Apenas um malabarismo retórico impressionante (ou uma igualmente impressionante deficiência na interpretação de textos legais) permitiria ler na Constituição a referência a “calamidades de grandes proporções na natureza”, associá-la à “calamidade pública” da Lei de Responsabilidade Fiscal e ver nela o pretexto para a decretação de estado de defesa. Este só poderia ser invocado em caso de calamidade natural se houvesse grave ameaça à “ordem pública ou a paz social”; um exemplo seria um caos anárquico que se seguisse a um evento natural catastrófico, com saques e violência generalizada. Isso não tem relação alguma com qualquer situação que tenha sido causada pela Covid-19.
Tampouco há “grave e iminente instabilidade institucional” ameaçando a ordem pública e a paz social, a outra razão para se invocar o estado de defesa. Sim, há quem considere que autoridades têm demonstrado incompetência crônica na condução do combate à pandemia. Há um acirramento da polarização política, há dezenas de pedidos de impeachment de Jair Bolsonaro na Câmara dos Deputados, há trocas de farpas entre chefes de poderes. Mas tudo isso, por mais lamentável que seja, é parte do jogo democrático e está longe de constituir a instabilidade “grave e iminente” de que trata a Constituição; não temos golpes de Estado em curso, nem poderes acéfalos, nem tipo algum de caos institucional. A própria nota da PGR o reconhece ao dizer que “as instituições estão funcionando regularmente em meio a uma pandemia que assombra a comunidade planetária”.

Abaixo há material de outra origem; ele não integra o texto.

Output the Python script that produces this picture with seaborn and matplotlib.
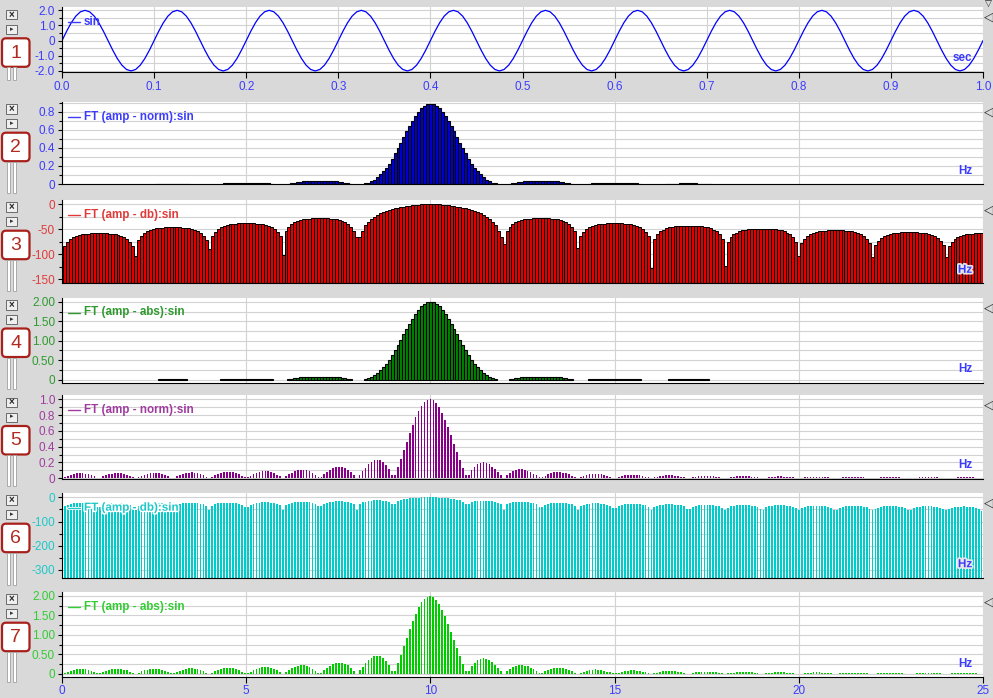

Esta alusão totalmente gratuita ao estado de defesa em nada contribui para a sua compreensão correta: é uma situação de exceção, sumamente grave, que resulta na supressão de direitos básicos do cidadão e que só se deve aplicar em último caso. A nota da PGR faz pouco desse fato ao dizer que estamos na “antessala” de algo dessa gravidade, servindo apenas para atiçar os ânimos dos autoritários de plantão, como aqueles que se baseiam em leituras equivocadas do artigo 142 da Constituição para pedir golpes eufemisticamente chamados de “intervenção militar”.
O Brasil percorreu um longo caminho para restaurar sua democracia e deixar para trás os tempos de exceção. Mas este não é um trabalho acabado; está apenas no início e exige a “eterna vigilância” da frase erroneamente atribuída a Thomas Jefferson. Precisamos, sempre, de mais democracia, e em nada ajudam menções ligeiras a novas ocasiões de supressão de direitos, quando estamos muito longe de qualquer situação que exija medidas extremas.